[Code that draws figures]
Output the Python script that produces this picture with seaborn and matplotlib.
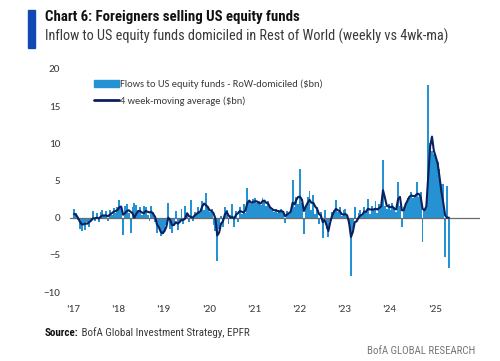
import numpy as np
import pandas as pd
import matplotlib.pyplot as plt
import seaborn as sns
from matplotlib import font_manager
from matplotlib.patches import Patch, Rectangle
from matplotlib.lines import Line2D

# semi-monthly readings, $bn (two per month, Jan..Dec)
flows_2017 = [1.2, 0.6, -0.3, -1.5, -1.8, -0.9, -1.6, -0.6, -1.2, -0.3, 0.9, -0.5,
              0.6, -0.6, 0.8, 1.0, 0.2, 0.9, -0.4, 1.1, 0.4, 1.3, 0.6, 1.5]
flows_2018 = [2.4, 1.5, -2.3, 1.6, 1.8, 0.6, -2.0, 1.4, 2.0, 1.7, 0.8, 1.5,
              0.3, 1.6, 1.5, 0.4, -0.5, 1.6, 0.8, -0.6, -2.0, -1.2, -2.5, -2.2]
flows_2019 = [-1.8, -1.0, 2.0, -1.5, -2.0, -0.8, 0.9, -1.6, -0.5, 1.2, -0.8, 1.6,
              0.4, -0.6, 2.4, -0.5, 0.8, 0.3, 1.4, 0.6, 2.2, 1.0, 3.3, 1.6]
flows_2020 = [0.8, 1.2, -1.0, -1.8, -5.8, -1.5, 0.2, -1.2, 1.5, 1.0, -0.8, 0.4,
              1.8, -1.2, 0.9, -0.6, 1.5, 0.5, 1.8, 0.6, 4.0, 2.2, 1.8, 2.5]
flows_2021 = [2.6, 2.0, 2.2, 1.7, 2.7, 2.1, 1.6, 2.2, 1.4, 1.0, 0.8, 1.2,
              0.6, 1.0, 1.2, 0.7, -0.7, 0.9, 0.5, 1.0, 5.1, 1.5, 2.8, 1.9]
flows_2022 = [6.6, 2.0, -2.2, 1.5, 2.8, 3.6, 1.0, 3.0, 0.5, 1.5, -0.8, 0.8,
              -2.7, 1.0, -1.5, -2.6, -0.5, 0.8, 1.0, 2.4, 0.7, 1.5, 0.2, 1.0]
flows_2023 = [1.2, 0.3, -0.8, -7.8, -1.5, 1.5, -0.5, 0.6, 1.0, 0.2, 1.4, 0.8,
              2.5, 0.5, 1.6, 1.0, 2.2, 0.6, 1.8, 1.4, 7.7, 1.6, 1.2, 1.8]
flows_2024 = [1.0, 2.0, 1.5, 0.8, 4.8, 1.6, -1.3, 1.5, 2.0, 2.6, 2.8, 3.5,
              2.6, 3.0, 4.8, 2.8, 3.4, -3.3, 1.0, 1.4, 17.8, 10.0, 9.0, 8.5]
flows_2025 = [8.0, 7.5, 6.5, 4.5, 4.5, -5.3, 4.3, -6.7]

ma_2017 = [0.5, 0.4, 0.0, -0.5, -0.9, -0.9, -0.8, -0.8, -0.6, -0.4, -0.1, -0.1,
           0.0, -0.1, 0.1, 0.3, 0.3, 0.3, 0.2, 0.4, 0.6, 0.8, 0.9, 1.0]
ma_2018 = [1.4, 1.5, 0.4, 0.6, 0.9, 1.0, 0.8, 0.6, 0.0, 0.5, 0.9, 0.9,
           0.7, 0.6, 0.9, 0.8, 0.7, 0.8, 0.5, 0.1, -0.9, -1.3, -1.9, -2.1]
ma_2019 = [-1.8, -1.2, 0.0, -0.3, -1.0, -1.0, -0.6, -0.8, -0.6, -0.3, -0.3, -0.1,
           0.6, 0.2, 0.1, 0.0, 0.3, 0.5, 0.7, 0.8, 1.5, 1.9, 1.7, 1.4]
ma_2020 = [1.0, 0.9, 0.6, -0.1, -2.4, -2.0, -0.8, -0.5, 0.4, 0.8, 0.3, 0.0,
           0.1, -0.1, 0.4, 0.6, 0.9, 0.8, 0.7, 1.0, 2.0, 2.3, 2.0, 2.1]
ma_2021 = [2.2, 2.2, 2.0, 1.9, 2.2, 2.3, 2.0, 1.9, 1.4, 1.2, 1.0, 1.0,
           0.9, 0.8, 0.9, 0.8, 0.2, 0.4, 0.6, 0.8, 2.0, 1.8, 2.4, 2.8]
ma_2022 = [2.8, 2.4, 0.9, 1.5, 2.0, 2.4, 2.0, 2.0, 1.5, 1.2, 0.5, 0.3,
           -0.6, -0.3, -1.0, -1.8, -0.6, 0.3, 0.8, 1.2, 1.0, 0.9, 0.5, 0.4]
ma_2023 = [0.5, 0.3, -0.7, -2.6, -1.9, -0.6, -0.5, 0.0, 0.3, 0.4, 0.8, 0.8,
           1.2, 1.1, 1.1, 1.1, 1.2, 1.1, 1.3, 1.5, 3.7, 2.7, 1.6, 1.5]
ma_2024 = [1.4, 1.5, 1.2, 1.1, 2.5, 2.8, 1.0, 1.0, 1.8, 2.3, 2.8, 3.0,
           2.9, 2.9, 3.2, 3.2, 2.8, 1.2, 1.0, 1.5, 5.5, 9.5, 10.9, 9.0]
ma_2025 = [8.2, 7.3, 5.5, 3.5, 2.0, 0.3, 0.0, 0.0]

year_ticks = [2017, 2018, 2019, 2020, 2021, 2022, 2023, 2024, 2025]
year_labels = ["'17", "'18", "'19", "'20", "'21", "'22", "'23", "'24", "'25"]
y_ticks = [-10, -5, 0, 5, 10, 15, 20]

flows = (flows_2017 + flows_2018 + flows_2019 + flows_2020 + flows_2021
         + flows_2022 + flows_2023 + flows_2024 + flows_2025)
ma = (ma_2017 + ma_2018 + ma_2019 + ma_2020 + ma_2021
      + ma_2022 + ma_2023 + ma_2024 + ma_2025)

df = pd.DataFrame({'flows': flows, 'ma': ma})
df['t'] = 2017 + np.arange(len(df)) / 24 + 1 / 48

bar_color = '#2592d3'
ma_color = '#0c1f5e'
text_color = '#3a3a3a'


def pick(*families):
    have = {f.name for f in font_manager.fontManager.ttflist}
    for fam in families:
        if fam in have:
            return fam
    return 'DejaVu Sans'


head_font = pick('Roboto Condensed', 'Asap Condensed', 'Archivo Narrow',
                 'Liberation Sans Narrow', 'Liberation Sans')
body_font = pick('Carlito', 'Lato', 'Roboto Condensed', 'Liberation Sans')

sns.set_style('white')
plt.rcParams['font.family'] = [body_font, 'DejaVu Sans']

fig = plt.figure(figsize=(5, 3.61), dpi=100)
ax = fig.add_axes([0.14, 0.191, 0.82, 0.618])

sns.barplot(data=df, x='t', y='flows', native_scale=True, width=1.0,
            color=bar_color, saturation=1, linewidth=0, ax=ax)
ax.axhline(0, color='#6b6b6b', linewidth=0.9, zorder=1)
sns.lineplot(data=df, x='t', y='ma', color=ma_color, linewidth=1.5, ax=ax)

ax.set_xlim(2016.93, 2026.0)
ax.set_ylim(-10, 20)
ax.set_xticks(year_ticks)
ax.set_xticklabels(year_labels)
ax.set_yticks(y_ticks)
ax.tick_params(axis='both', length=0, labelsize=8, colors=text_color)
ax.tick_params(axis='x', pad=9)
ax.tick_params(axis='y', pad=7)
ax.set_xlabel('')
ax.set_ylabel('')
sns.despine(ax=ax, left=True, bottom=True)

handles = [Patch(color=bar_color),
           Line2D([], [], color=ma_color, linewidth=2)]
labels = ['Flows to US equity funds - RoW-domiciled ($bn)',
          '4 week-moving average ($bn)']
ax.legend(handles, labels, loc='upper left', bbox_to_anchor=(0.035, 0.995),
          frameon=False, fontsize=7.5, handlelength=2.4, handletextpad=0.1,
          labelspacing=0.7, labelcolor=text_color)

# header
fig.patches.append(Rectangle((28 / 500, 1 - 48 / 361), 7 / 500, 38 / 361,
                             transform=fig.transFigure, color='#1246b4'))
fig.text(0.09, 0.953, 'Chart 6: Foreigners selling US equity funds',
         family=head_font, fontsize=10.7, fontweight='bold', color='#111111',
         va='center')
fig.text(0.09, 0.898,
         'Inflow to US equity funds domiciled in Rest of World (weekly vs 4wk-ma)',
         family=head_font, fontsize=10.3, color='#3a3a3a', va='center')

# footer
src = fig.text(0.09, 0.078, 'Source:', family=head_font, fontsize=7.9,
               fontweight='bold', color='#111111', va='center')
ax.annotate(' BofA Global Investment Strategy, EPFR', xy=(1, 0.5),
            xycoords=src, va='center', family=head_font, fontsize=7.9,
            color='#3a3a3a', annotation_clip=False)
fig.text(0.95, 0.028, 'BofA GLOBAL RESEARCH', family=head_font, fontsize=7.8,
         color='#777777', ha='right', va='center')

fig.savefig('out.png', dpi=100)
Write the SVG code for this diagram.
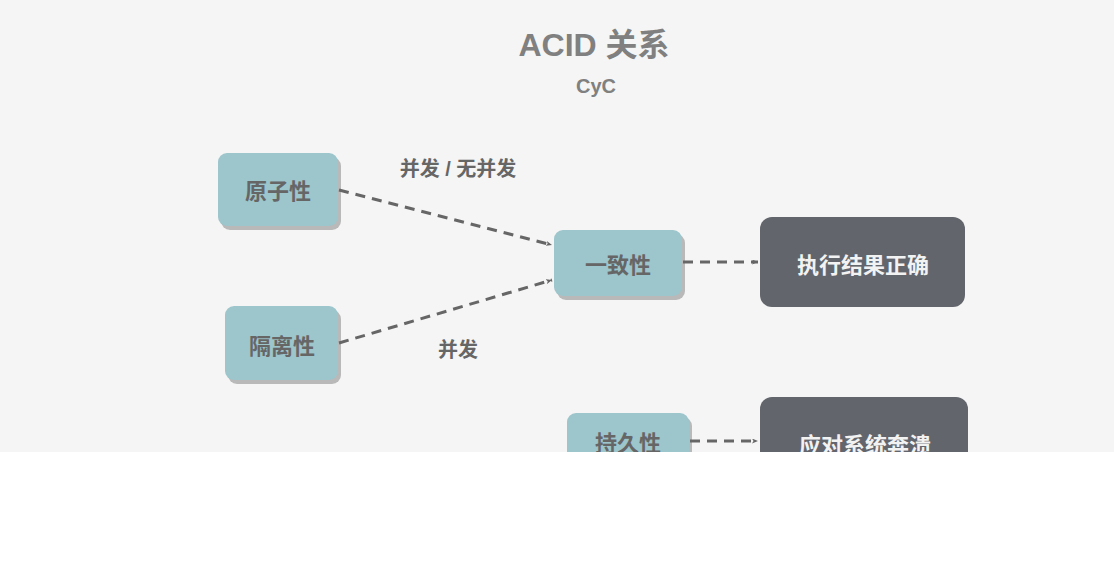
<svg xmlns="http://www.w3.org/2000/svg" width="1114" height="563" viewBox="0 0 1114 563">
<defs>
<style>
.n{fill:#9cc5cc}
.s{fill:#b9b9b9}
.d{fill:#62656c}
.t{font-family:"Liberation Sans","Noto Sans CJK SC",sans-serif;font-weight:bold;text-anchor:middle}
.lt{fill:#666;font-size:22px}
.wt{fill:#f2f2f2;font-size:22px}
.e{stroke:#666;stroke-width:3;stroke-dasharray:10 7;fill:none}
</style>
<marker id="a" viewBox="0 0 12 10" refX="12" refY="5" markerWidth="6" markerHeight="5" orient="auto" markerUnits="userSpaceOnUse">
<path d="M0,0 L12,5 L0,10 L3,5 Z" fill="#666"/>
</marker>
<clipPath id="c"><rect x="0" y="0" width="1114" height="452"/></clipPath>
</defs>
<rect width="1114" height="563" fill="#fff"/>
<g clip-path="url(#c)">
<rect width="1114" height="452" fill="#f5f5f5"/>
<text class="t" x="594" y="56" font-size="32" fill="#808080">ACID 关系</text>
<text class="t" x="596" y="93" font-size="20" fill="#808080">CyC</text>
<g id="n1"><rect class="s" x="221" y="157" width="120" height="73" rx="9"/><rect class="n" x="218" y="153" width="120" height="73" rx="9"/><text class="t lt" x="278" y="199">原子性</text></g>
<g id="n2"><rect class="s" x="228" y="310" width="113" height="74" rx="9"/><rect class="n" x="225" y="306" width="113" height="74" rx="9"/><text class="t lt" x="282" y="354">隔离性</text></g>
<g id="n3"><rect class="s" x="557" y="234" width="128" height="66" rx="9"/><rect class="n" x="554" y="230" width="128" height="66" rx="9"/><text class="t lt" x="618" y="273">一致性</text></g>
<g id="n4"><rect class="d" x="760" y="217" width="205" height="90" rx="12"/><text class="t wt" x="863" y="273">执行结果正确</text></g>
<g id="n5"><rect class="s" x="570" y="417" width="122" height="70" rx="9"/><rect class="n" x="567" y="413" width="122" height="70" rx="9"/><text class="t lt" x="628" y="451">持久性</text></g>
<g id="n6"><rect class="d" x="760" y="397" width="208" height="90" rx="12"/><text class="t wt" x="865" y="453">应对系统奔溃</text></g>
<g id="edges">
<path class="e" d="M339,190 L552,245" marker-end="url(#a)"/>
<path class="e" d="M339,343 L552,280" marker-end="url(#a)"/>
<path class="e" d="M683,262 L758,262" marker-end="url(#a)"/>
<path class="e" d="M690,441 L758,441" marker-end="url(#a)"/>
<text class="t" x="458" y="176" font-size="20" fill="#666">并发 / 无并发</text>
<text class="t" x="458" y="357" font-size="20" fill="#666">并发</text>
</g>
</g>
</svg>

**Instructions to follow**. Leave out the pictures. Transcribe only the lines above, from the first through the one that contains "from matplotlib.lines import Line2D".

**Exercise solution**.
Output the Python script that produces this picture with seaborn and matplotlib.
import numpy as np
import pandas as pd
import matplotlib.pyplot as plt
import seaborn as sns
from matplotlib import font_manager
from matplotlib.patches import Patch, Rectangle
from matplotlib.lines import Line2D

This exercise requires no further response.